Depuis quelques années, nous ne cessons sur les campus d’être confrontés à ce type d’intimidations. Là où des personnes ou associations réclament « complexité et liberté d’expression », c’est finalement elles qui finissent par vouloir imposer leur seule vérité. Le racisme antimusulman est une réalité prégnante comme en témoigne le sondage que nous avons publié il y a quelques semaines avec SOS Racisme et l’Ifop. Ce racisme se vérifie au quotidien, que ce soit dans des recherches d’emploi ou de logement ou dans la vie quotidienne.
Mais certaines organisations d’extrême gauche, sous couvert de dénoncer ce racisme, condamnent en réalité toute parole critique de l’islam, alors même que la critique des religions est un droit fondamental dans notre république des Lumières. La lutte contre le terrorisme islamiste est une forme de point aveugle pour ces militants qui, sans s’en rendre compte, font l’amalgame entre musulmans et islamistes.

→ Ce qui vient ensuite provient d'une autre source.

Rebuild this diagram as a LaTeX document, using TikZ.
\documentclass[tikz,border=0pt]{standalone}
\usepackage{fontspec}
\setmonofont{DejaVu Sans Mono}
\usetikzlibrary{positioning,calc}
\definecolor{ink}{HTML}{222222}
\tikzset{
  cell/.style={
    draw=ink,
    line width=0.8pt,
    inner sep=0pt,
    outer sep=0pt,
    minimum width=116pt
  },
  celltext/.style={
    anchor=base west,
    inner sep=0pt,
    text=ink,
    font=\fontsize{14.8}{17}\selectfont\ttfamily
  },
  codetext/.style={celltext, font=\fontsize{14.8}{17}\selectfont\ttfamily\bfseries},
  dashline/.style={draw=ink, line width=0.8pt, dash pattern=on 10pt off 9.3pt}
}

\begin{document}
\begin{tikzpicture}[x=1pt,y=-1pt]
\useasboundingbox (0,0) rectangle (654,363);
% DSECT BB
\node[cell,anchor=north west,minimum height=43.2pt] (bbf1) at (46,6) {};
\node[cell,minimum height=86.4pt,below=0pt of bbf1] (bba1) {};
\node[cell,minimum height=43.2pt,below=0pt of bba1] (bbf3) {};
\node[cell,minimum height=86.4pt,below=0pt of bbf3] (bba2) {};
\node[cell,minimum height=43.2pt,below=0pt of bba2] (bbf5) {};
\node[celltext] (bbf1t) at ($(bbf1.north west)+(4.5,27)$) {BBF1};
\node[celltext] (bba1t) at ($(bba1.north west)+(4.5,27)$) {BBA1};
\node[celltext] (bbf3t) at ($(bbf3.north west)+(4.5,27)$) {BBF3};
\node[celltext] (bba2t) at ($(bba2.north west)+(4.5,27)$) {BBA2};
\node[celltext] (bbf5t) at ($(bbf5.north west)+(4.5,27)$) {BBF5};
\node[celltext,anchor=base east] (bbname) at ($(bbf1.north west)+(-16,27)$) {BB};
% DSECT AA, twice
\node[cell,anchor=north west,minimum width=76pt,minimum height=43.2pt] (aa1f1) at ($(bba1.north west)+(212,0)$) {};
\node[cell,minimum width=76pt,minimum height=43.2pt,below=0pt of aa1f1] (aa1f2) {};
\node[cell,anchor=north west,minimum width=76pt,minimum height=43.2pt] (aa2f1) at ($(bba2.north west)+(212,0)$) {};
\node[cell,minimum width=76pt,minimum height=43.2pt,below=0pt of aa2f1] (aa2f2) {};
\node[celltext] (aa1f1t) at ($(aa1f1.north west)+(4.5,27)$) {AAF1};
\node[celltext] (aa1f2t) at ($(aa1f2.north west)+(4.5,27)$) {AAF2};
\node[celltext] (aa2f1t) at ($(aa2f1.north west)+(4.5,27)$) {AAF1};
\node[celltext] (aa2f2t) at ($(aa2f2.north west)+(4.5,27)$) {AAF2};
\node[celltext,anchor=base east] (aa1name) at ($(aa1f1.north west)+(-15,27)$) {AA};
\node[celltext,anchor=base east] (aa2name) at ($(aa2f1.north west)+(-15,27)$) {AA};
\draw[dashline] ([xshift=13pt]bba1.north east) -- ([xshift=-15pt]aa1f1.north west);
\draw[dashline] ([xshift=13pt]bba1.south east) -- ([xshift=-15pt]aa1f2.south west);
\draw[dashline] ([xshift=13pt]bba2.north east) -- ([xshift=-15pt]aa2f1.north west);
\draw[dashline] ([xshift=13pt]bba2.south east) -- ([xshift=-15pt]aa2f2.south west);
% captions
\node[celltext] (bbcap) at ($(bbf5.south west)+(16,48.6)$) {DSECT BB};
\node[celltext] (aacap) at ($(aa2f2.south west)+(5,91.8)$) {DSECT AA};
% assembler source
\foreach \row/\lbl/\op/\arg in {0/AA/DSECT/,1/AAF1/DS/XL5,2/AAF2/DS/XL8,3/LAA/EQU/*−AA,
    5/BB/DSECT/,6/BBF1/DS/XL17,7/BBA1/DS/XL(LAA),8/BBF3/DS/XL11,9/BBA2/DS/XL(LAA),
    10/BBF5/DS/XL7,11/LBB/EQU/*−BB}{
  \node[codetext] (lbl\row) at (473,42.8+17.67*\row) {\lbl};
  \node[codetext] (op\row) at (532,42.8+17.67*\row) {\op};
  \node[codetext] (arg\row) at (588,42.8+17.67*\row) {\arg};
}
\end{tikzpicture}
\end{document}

En façade, ces organisations prônent la tolérance, sauf qu’elles créent un monde sans nuance et organisent les individus non pas en fonction de ce qu’ils disent ou pensent, mais de ce qu’ils sont ou sont supposés être. L’accusation d’islamophobie devient une forme de menace latente contre ceux qui oseraient contredire cette vision du monde. C’est ainsi que la peur s’installe.
Diriez-vous qu’il est de plus en plus difficile d’être juif sur certains campus en France ?

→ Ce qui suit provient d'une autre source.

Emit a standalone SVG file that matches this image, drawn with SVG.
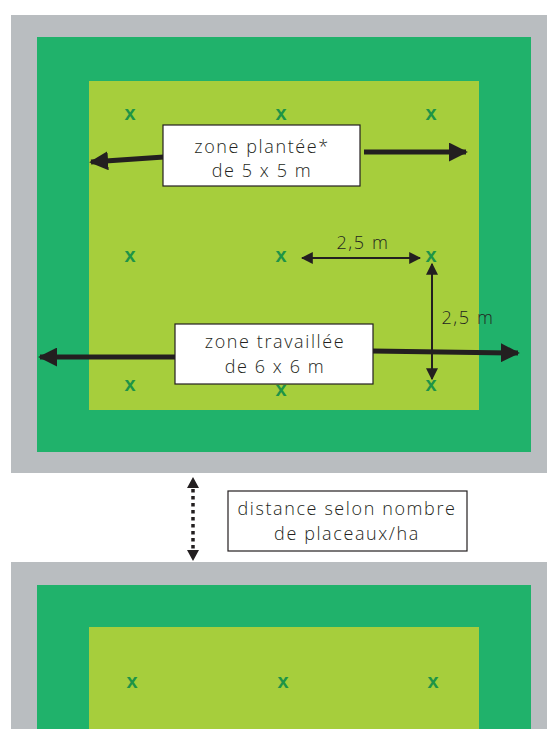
<svg xmlns="http://www.w3.org/2000/svg" width="547" height="729" viewBox="0 0 547 729">
<style>
.gray{fill:#B9BDC0}
.green{fill:#20B26B}
.light{fill:#A6CE3C}
.x{font-family:"Liberation Sans",Arial,sans-serif;font-weight:bold;font-size:20px;fill:#1E9447;text-anchor:middle}
.lbl{font-family:"Open Sans","Liberation Sans",sans-serif;font-weight:300;font-size:18px;fill:#231F20;text-anchor:middle;letter-spacing:1.6px}
.box{fill:#fff;stroke:#231F20;stroke-width:1.2}
.thick{stroke:#231F20;stroke-width:5;fill:none}
.thin{stroke:#231F20;stroke-width:2;fill:none}
.dot{stroke:#231F20;stroke-width:3.5;fill:none;stroke-dasharray:3.5 3.5}
</style>
<defs>
<marker id="big" viewBox="0 0 10 10" refX="9" refY="5" markerUnits="userSpaceOnUse" markerWidth="19" markerHeight="19" orient="auto-start-reverse">
<path d="M0,0 L10,5 L0,10 Z" fill="#231F20"/>
</marker>
<marker id="small" viewBox="0 0 10 10" refX="9" refY="5" markerUnits="userSpaceOnUse" markerWidth="12" markerHeight="12" orient="auto-start-reverse">
<path d="M0,0 L10,5 L0,10 Z" fill="#231F20"/>
</marker>
</defs>
<g id="plot1">
<rect class="gray" x="11" y="15" width="536" height="458"/>
<rect class="green" x="37" y="37" width="494" height="415"/>
<rect class="light" x="89" y="81" width="390" height="329"/>
</g>
<g id="plot2">
<rect class="gray" x="11" y="562" width="536" height="167"/>
<rect class="green" x="37" y="585" width="494" height="144"/>
<rect class="light" x="89" y="627" width="390" height="102"/>
</g>
<g id="markers">
<text class="x" x="130" y="120">x</text>
<text class="x" x="281" y="120">x</text>
<text class="x" x="431" y="120">x</text>
<text class="x" x="130" y="262">x</text>
<text class="x" x="281" y="262">x</text>
<text class="x" x="431" y="262">x</text>
<text class="x" x="130" y="391">x</text>
<text class="x" x="281" y="396">x</text>
<text class="x" x="431" y="391">x</text>
<text class="x" x="132" y="688">x</text>
<text class="x" x="283" y="688">x</text>
<text class="x" x="433" y="688">x</text>
</g>
<g id="connectors">
<line class="thick" x1="164" y1="157" x2="91" y2="162" marker-end="url(#big)"/>
<line class="thick" x1="364" y1="152" x2="466" y2="152" marker-end="url(#big)"/>
<line class="thick" x1="176" y1="357" x2="40" y2="357" marker-end="url(#big)"/>
<line class="thick" x1="372" y1="351" x2="518" y2="353" marker-end="url(#big)"/>
<line class="thin" x1="302" y1="258" x2="420" y2="258" marker-start="url(#small)" marker-end="url(#small)"/>
<line class="thin" x1="432" y1="264" x2="432" y2="379" marker-start="url(#small)" marker-end="url(#small)"/>
<line class="dot" x1="193" y1="489" x2="193" y2="551"/>
<path d="M187,488 L193,477 L199,488 Z M187,550 L193,561 L199,550 Z" fill="#231F20"/>
</g>
<g id="label-25h">
<text class="lbl" x="363" y="249">2,5 m</text>
</g>
<g id="label-25v">
<text class="lbl" x="468" y="324">2,5 m</text>
</g>
<g id="zone-plantee">
<rect class="box" x="163" y="125" width="197" height="61"/>
<text class="lbl" x="262" y="153">zone plantée*</text>
<text class="lbl" x="262" y="177">de 5 x 5 m</text>
</g>
<g id="zone-travaillee">
<rect class="box" x="175" y="324" width="198" height="60"/>
<text class="lbl" x="275" y="348">zone travaillée</text>
<text class="lbl" x="275" y="373">de 6 x 6 m</text>
</g>
<g id="distance">
<rect class="box" x="228" y="491" width="239" height="60"/>
<text class="lbl" x="347" y="515">distance selon nombre</text>
<text class="lbl" x="347" y="540">de placeaux/ha</text>
</g>
</svg>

Il y a les racistes qui détruisent le local de l’UEJF à la Sorbonne ou à Dauphine, d’autres qui dessinent des croix gammées sur nos murs ou qui assimilent Juifs et Israël dans un amalgame destructeur. Il y a aussi des pseudo-antiracistes qui interdisent les débats et oublient que l’antiracisme est un combat collectif. Dans ces conditions, oui, il est parfois difficile d’être juif dans certaines universités. Dans certains établissements, les étudiants juifs cachent leur identité ou décident carrément et presque collectivement – bien que sans concertation – de ne plus y mettre les pieds. Pour autant, je crois que nous ne devons jamais renoncer, il est de notre responsabilité de continuer à créer des espaces communs, des partenariats dans la lutte, des ouvertures vers le monde, pour continuer à combattre les discriminations et le racisme qui minent au quotidien. C’est ce que nous faisons partout en France. Et ce, sans discriminer personne.